To some, this seems highly suspicious in consideration of the public receiving daily, often hourly, updates on infection, hospitalization, and death rates from across the U.K. and the world. And to me, I have to wonder what the data shows. In the same way, I might question why people pay to go to Disney World or why Marvel movies are such a hit?
These are questions my mother might tell me I’m avoiding the answer to because I already know it. I know why people enjoy Marvel movies. It’s a quick, easy escape into a world where everything works out. However, the amount of time people of a certain age spend in Disney World remains a mystery to me.
But the reason the ONS isn’t releasing the numbers now is also evident. This isn’t a mystery thriller. We aren’t in an alternate reality where conspiracies rule the day. This is simply, most likely, bureaucratic red tape at its shiniest. Section 22(1) allows ONS to delay the publication of findings if it plans to publish the information in the future. The intent behind Section 22(1) hides the true answer:
They aren’t giving up the information because they don’t have to.
After the rapid rise in COVID cases across the world, highlighted in under-vaccinated areas, like a commonsense Rorschach, the ONS is keeping a lid on its information—most likely to save lives, not hide potential risk. In the United States, after six adverse results (blood clots) out of millions of doses of the vaccine, momentum sputtered, and any bipartisan momentum died. Six.
Nevertheless, how is risk not the key talking point of the ONS? Risk assessment should be built into the very foundation of the offices at ONS—numbers are crunched for probability and patterns. Any patterns in vaccine reactions and underlying conditions would be at least helpful to those living with those conditions.
As an American that eats too much pizza, I’d enjoy knowing if other Yankee pie lovers came down with a significant brand of side effects after their vaccination. I can’t speak for diabetics, pregnant women, or Marvel fans, but I don’t think it’s much of a quantum leap to assume they would like to know the probability and patterns found by the office designated to find probabilities and patterns.
If they were hiding a decent hand, wouldn’t they show?
COVID cases begin to rise once more in the United States, and again 100 people die in one day.
Look to America for the best and worst of the vaccine. People avoiding the vaccine as droves of new COVID cases crop up every day, deaths rising faster than Gamestop stock. While some cut lines to get the vaccine as quickly as possible—a friend of mine ran a marathon one weekend then tried to qualify as morbidly overweight the next to get the shot—others have quit work or sued their bosses to avoid it.

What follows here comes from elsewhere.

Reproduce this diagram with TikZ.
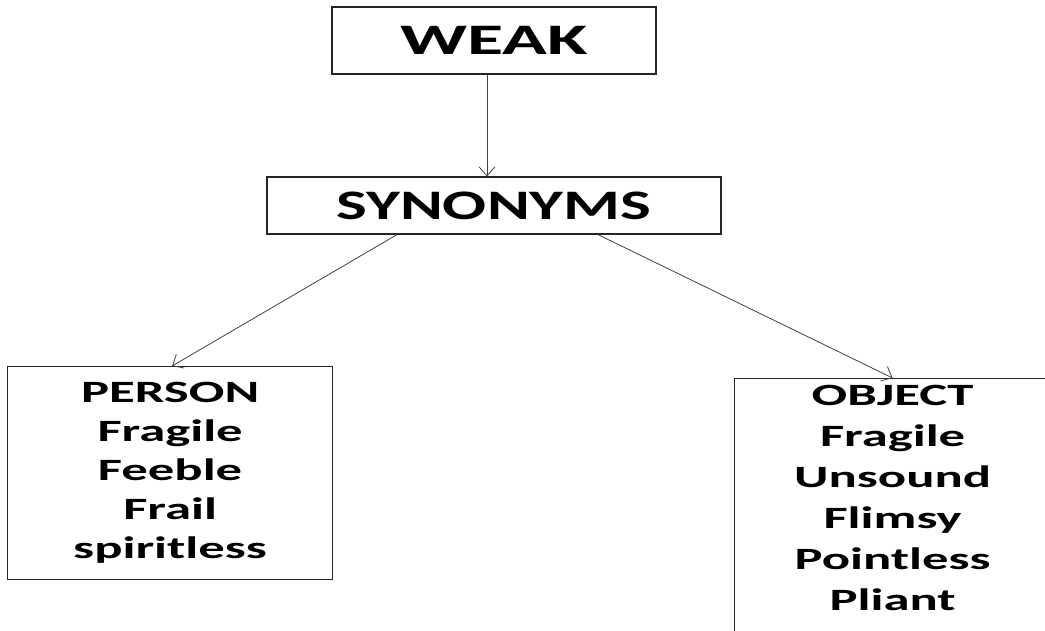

What if the ONS isn’t tricking carpenters or robbing Peter to pay Paul? What if they’re just trying to get this thing right and the information gathering is either slow moving or complicated enough that they can’t decipher the proper classifications and don’t want to alarm an already fragile public?

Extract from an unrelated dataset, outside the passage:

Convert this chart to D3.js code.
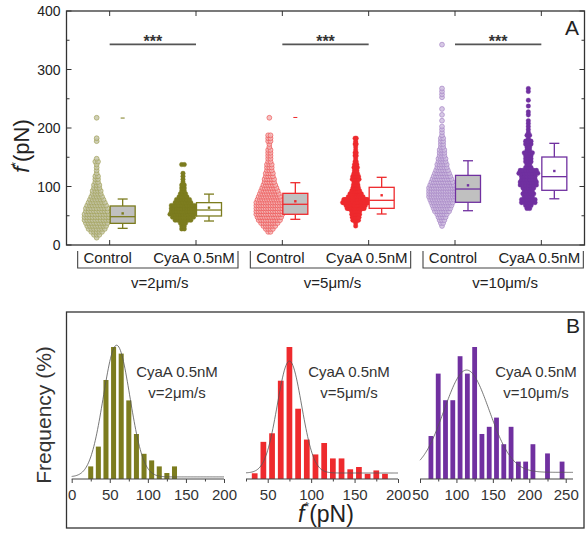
<!DOCTYPE html>
<html><head><meta charset="utf-8">
<script src="https://cdn.jsdelivr.net/npm/d3@7/dist/d3.min.js"></script>
<style>body{margin:0;background:#fff}svg{display:block}text{font-family:"Liberation Sans",Arial,sans-serif;fill:#222}</style>
</head><body>
<svg id="c" width="587" height="534"></svg>
<script>
// ---------- DATA ----------
const categories = ["Control","CyaA 0.5nM","Control","CyaA 0.5nM","Control","CyaA 0.5nM"];
const speeds = ["v=2μm/s","v=5μm/s","v=10μm/s"];
const yTicks = [0,100,200,300,400];
// swarm data: [value (pN), count]
const swarmCtrl2 = [[12.5,1],[17.5,3],[22.5,5],[27.5,7],[32.5,8],[37.5,9],[42.5,10],[47.5,10],[52.5,10],[57.5,9],[62.5,9],[67.5,8],[72.5,7],[77.5,6],[82.5,5],[87.5,4],[92.5,4],[97.5,3],[102.5,3],[107.5,2],[112.5,2],[117.5,2],[122.5,1],[127.5,1],[132.5,1],[137.5,1],[142.5,2],[147.5,1],[177.5,1],[182.5,1],[217.5,1]];
const swarmCyaA2 = [[27.5,2],[32.5,2],[37.5,3],[42.5,7],[47.5,9],[52.5,11],[57.5,10],[62.5,10],[67.5,10],[72.5,7],[77.5,6],[82.5,4],[87.5,3],[92.5,2],[97.5,2],[102.5,2],[107.5,1],[112.5,1],[117.5,1],[122.5,1],[137.5,2]];
const swarmCtrl5 = [[22.5,2],[27.5,4],[32.5,6],[37.5,8],[42.5,10],[47.5,11],[52.5,12],[57.5,12],[62.5,12],[67.5,12],[72.5,12],[77.5,11],[82.5,10],[87.5,9],[92.5,8],[97.5,7],[102.5,6],[107.5,5],[112.5,5],[117.5,4],[122.5,4],[127.5,3],[132.5,3],[137.5,3],[142.5,2],[147.5,2],[152.5,2],[157.5,2],[162.5,2],[167.5,1],[172.5,1],[177.5,2],[182.5,2],[187.5,2],[217.5,1]];
const swarmCyaA5 = [[32.5,1],[37.5,1],[42.5,6],[47.5,7],[52.5,8],[57.5,8],[62.5,16],[67.5,18],[72.5,24],[77.5,22],[82.5,14],[87.5,11],[92.5,8],[97.5,6],[102.5,5],[107.5,4],[112.5,7],[117.5,6],[122.5,4],[127.5,3],[132.5,4],[137.5,3],[142.5,2],[147.5,1],[152.5,2],[157.5,2],[162.5,1],[167.5,1],[172.5,2],[177.5,1],[182.5,2]];
const swarmCtrl10 = [[32.5,1],[37.5,2],[42.5,3],[47.5,4],[52.5,5],[57.5,7],[62.5,8],[67.5,9],[72.5,10],[77.5,11],[82.5,12],[87.5,12],[92.5,12],[97.5,12],[102.5,11],[107.5,10],[112.5,9],[117.5,8],[122.5,7],[127.5,6],[132.5,5],[137.5,5],[142.5,4],[147.5,4],[152.5,3],[157.5,3],[162.5,3],[167.5,2],[172.5,2],[177.5,2],[182.5,2],[187.5,1],[192.5,1],[197.5,1],[202.5,1],[212.5,1],[222.5,1],[232.5,1],[252.5,1],[257.5,1],[262.5,1],[267.5,1],[342.5,1]];
const swarmCyaA10 = [[62.5,2],[67.5,3],[72.5,6],[77.5,6],[82.5,4],[87.5,5],[92.5,4],[97.5,5],[102.5,7],[107.5,7],[112.5,6],[117.5,6],[122.5,8],[127.5,7],[132.5,3],[137.5,2],[142.5,3],[147.5,3],[152.5,3],[157.5,4],[162.5,2],[167.5,2],[172.5,3],[177.5,3],[182.5,1],[187.5,2],[192.5,1],[197.5,1],[202.5,1],[207.5,1],[212.5,1],[222.5,1],[227.5,1],[237.5,1],[247.5,1],[262.5,1],[267.5,1]];
const swarms = [swarmCtrl2, swarmCyaA2, swarmCtrl5, swarmCyaA5, swarmCtrl10, swarmCyaA10];
// box statistics per category
const boxQ1   = [37, 49.6, 52.5, 62.7, 73, 93.5];
const boxMed  = [48.4, 59.8, 69.6, 76.4, 95.7, 116.8];
const boxQ3   = [66.7, 72.4, 88.3, 98.6, 119, 150.4];
const whiskLo = [28.5, 41, 43.9, 53, 58.6, 79];
const whiskHi = [78.6, 87, 106.5, 115.7, 144, 173.8];
const boxMean = [54, 63.8, 74.7, 85, 102, 126.5];
const maxMark = [217, null, 218, null, null, null];
const sigLevel = 343, sigLabel = "***";
// histograms (panel B), frequency in %
const hist1Bins = [25,35,45,55,65,75,85,95,105,115,125,135];
const hist1Freq = [2.1,5.4,16.5,22.0,20.9,13.1,7.5,4.2,3.1,2.1,1.0,2.1];
const hist2Bins = [35,45,55,65,75,85,95,105,115,125,135,145,155,165,175,185];
const hist2Freq = [1.0,6.5,8.0,17.2,23.1,12.3,6.9,4.3,6.3,3.6,3.6,1.7,2.1,0.9,1.5,0.9];
const hist3Bins = [65,75,85,95,105,115,125,135,145,155,165,175,185,195,205,225,245];
const hist3Freq = [4.2,10.3,7.7,7.7,12.0,10.3,12.9,4.4,5.1,6.0,3.4,5.1,1.7,1.7,3.4,2.5,1.7];
const histDomains = [[0,200],[25,200],[50,260]];
const histTicks = [[0,50,100,150,200],[50,100,150,200],[50,100,150,200,250]];
const fitXc = [59, 75, 114], fitW = [17.5, 14, 31], fitA = [21.95, 19.6, 10.0], fitY0 = [0.35, 1.05, 0.65];

// ---------- STYLES ----------
const colors = ["#7c7c1e","#ee2a2d","#7030a0"];
const ctrlFill = ["#c4c4a6","#f4b4b4","#cdbbde"];
const ctrlStroke = ["#a2a25a","#ec5858","#a685c6"];
const font = '"Liberation Sans",Arial,sans-serif';

const svg = d3.select("#c");
// ---------- PANEL A ----------
const L = 66.5, R = 584.5, T = 11, B = 245;
const x = d3.scalePoint().domain(d3.range(6)).range([L, R]).padding(0.5);
const y = d3.scaleLinear().domain([0, 400]).range([B, T]);
const gA = svg.append("g");

// swarms
swarms.forEach((sw, i) => {
  const gi = Math.floor(i / 2), ctrl = i % 2 === 0;
  const maxN = d3.max(sw, d => d[1]);
  const maxW = 26;
  const sp = maxN > 1 ? Math.min(2.7, maxW / (maxN - 1)) : 0;
  const xc = x(i) - 13;
  const pts = [];
  sw.forEach(([v, n]) => { for (let k = 0; k < n; k++) pts.push({v, dx: (k - (n - 1) / 2) * sp}); });
  gA.append("g").selectAll("circle").data(pts).join("circle")
    .attr("cx", d => xc + d.dx).attr("cy", d => y(d.v)).attr("r", ctrl ? 2.4 : 2.3)
    .attr("fill", ctrl ? ctrlFill[gi] : colors[gi])
    .attr("fill-opacity", ctrl ? 0.8 : 1)
    .attr("stroke", ctrl ? ctrlStroke[gi] : colors[gi])
    .attr("stroke-width", ctrl ? 0.7 : 0.3);
});

// boxes
d3.range(6).forEach(i => {
  const gi = Math.floor(i / 2), ctrl = i % 2 === 0, c = colors[gi];
  const bx = x(i) + 13, bw = 25, cap = 10;
  const g = gA.append("g").attr("stroke", c).attr("stroke-width", 1.3).attr("fill", "none");
  g.append("line").attr("x1", bx).attr("x2", bx).attr("y1", y(whiskHi[i])).attr("y2", y(boxQ3[i]));
  g.append("line").attr("x1", bx).attr("x2", bx).attr("y1", y(whiskLo[i])).attr("y2", y(boxQ1[i]));
  g.append("line").attr("x1", bx - cap/2).attr("x2", bx + cap/2).attr("y1", y(whiskHi[i])).attr("y2", y(whiskHi[i]));
  g.append("line").attr("x1", bx - cap/2).attr("x2", bx + cap/2).attr("y1", y(whiskLo[i])).attr("y2", y(whiskLo[i]));
  g.append("rect").attr("x", bx - bw/2).attr("y", y(boxQ3[i])).attr("width", bw)
    .attr("height", y(boxQ1[i]) - y(boxQ3[i])).attr("fill", ctrl ? "#c0c0c0" : "#fff");
  g.append("line").attr("x1", bx - bw/2).attr("x2", bx + bw/2).attr("y1", y(boxMed[i])).attr("y2", y(boxMed[i]));
  g.append("rect").attr("x", bx - 1.2).attr("y", y(boxMean[i]) - 1.2).attr("width", 2.4).attr("height", 2.4)
    .attr("fill", c).attr("stroke", "none");
  if (maxMark[i] != null) g.append("line").attr("x1", bx - 2).attr("x2", bx + 2)
    .attr("y1", y(maxMark[i])).attr("y2", y(maxMark[i])).attr("stroke-width", 1);
});

// significance bars
d3.range(3).forEach(gi => {
  const x1 = x(2*gi), x2 = x(2*gi + 1);
  gA.append("line").attr("x1", x1).attr("x2", x2).attr("y1", y(sigLevel)).attr("y2", y(sigLevel))
    .attr("stroke", "#555").attr("stroke-width", 1.6);
  gA.append("text").attr("x", (x1 + x2) / 2).attr("y", y(sigLevel) + 3).attr("text-anchor", "middle")
    .attr("font-size", 16).attr("font-weight", "bold").style("fill", "#333").text(sigLabel);
});

// frame & axes
gA.append("rect").attr("x", L).attr("y", T).attr("width", R - L).attr("height", B - T)
  .attr("fill", "none").attr("stroke", "#333").attr("stroke-width", 1.3);
const yMinor = d3.range(0, 401, 50);
yMinor.forEach(v => {
  const len = v % 100 === 0 ? 5 : 3;
  gA.append("line").attr("x1", L).attr("x2", L + len).attr("y1", y(v)).attr("y2", y(v)).attr("stroke", "#333");
  gA.append("line").attr("x1", R).attr("x2", R - len).attr("y1", y(v)).attr("y2", y(v)).attr("stroke", "#333");
});
gA.selectAll(".ylab").data(yTicks).join("text").attr("class", "ylab")
  .attr("x", L - 6).attr("y", d => y(d) + 5).attr("text-anchor", "end").attr("font-size", 14).text(d => d);
d3.range(6).forEach(i => {
  gA.append("line").attr("x1", x(i)).attr("x2", x(i)).attr("y1", B).attr("y2", B - 5).attr("stroke", "#333");
  gA.append("line").attr("x1", x(i)).attr("x2", x(i)).attr("y1", T).attr("y2", T + 5).attr("stroke", "#333");
  gA.append("text").attr("x", x(i) - 2).attr("y", 263).attr("text-anchor", "middle").attr("font-size", 15)
    .text(categories[i]);
});
// group brackets
d3.range(3).forEach(gi => {
  const bl = x(2*gi) - 32, br = x(2*gi + 1) + 42;
  gA.append("path").attr("d", `M${bl},251V268H${br}V251`).attr("fill", "none").attr("stroke", "#444").attr("stroke-width", 1.1);
  gA.append("text").attr("x", (bl + br) / 2 + 2).attr("y", 288).attr("text-anchor", "middle").attr("font-size", 15)
    .text(speeds[gi]);
});
gA.append("text").attr("x", 572).attr("y", 35).attr("text-anchor", "middle").attr("font-size", 21).text("A");
// y title
const yt = gA.append("text").attr("transform", "translate(29,146) rotate(-90)").attr("text-anchor", "middle").attr("font-size", 22);
yt.append("tspan").attr("font-style", "italic").text("f");
yt.append("tspan").attr("dy", -9).attr("font-size", 12).text("*");
yt.append("tspan").attr("dy", 9).text("(pN)");

// ---------- PANEL B ----------
svg.append("rect").attr("x", 66.5).attr("y", 312).attr("width", 517.5).attr("height", 216)
  .attr("fill", "none").attr("stroke", "#333").attr("stroke-width", 1.3);
svg.append("text").attr("x", 573).attr("y", 333).attr("text-anchor", "middle").attr("font-size", 21).text("B");
svg.append("text").attr("transform", "translate(51,415) rotate(-90)").attr("text-anchor", "middle")
  .attr("font-size", 21).style("fill", "#333").text("Frequency (%)");
const xt = svg.append("text").attr("x", 326).attr("y", 522).attr("text-anchor", "middle").attr("font-size", 23);
xt.append("tspan").attr("font-style", "italic").text("f");
xt.append("tspan").attr("dy", -11).attr("font-size", 12).text("*");
xt.append("tspan").attr("dy", 11).text("(pN)");

const histRanges = [[71.7, 224], [246, 398], [420, 573]];
const histBins = [hist1Bins, hist2Bins, hist3Bins];
const histFreq = [hist1Freq, hist2Freq, hist3Freq];
const labCx = [177, 349, 536];
const base = 479, hMax = 132;
d3.range(3).forEach(p => {
  const hx = d3.scaleLinear().domain(histDomains[p]).range(histRanges[p]);
  const hy = d3.scaleLinear().domain([0, d3.max(histFreq[p])]).range([base, base - hMax]);
  const g = svg.append("g");
  const bw = (hx(10) - hx(0)) * 0.66;
  g.selectAll("rect").data(histBins[p].map((b, k) => ({b, f: histFreq[p][k]}))).join("rect")
    .attr("x", d => hx(d.b) - bw / 2).attr("width", bw)
    .attr("y", d => hy(d.f)).attr("height", d => base - hy(d.f)).attr("fill", colors[p]);
  // Gaussian fit
  const xs = d3.range(histDomains[p][0], histDomains[p][1] + 0.5, 1);
  const line = d3.line().x(v => hx(v)).y(v => hy(fitY0[p] + fitA[p] * Math.exp(-((v - fitXc[p]) ** 2) / (2 * fitW[p] ** 2))));
  g.append("path").attr("d", line(xs)).attr("fill", "none").attr("stroke", "#555").attr("stroke-width", 0.8);
  // axis
  const ax = d3.axisBottom(hx).tickValues(d3.range(Math.ceil(histDomains[p][0] / 25) * 25, histDomains[p][1] + 1, 25))
    .tickSize(4).tickFormat(v => histTicks[p].includes(v) ? v : "");
  const ag = g.append("g").attr("transform", `translate(0,${base})`).call(ax);
  ag.select(".domain").attr("stroke", "#444").attr("d", `M${histRanges[p][0]},0H${histRanges[p][1]}`);
  ag.selectAll(".tick line").attr("stroke", "#444").attr("y2", v => histTicks[p].includes(v) ? 4 : 2.5);
  ag.selectAll(".tick text").attr("font-size", 15).attr("font-family", font).style("fill", "#333").attr("dy", "0.9em");
  g.append("text").attr("x", labCx[p]).attr("y", 377).attr("text-anchor", "middle").attr("font-size", 15).style("fill", "#333").text("CyaA 0.5nM");
  g.append("text").attr("x", labCx[p]).attr("y", 398).attr("text-anchor", "middle").attr("font-size", 15).style("fill", "#333").text(speeds[p]);
});
</script>
</body></html>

Perhaps they’re not showing their hand because nobody’s called.
Again, I wonder if I’m asking the right question. Instead of how many have died from the vaccine, I find myself wrestling with how many will die without it. But am I afraid to ask the real question because I know the answer? Are they not revealing data because they’ve spotted a pattern and have weighed the risk adverse vaccination news has on high vaccination rates? Are beans to be counted. Yes. An absolute yes.
Selfishly, I just hope this doesn’t ruin another summer of plans.